The Waterford author, Ellen McCarthy, came to notice when she won a competition on a RTE1 television programme and since then has written three mystery thrillers and the third of them – Silent Crossing – just published by Poolbeg Fiction, has already entered the best-seller charts. Her work steadily builds to a page-turning tension as she uses modern time-shifts, like on television, mixed with an Irish flavour and location to achieve an edgy Gothic style where her heroines seem trapped or troubled in scary maze of planned confusion and expert storytelling.

Silent Crossing takes the reader on a journey from Boston to Ireland, to Belize via Atlanta, as you follow the unfolding horror of the dilemma facing Melanie Yeats, who may or may not be a victim or a killer.

I don’t want to give away any clues but in just under four hundred pages, there are twists, turns, shocks and more mystery and fear than you would expect. And even up to the last pages, there are unexpected surprises.

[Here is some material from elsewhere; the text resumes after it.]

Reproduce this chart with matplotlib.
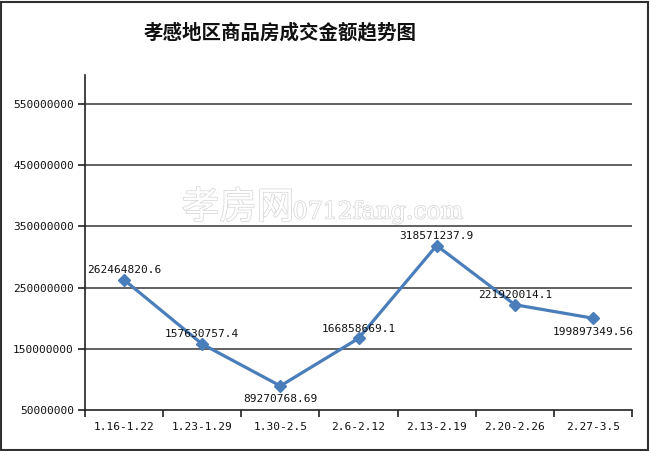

The first five chapters ae brilliant and they weave you into the mystery and you want to, you need to find out where is the story going. The only familiar things are the few Irish locations.

Ellen McCarthy manages to keep the reader engrossed and often puzzled right through this edgy story. You will like the cinematic imagery that plunges you into the story and then exits you into another aspect. Perhaps the style is a little too dense to translate easily into film but McCarthy has a great visual style. She excels in narrative development and plot and also manages to give the reader internal and psychological aspects to link you into the emotional mystery.

You will stay and have great sympathy for the central characters. Melanie Yeats and you will want to know what is going to happen next and next and next.

If McCarthy needs a plot for her next book, perhaps she might consider developing the female Irish Detective, Emer Doyle.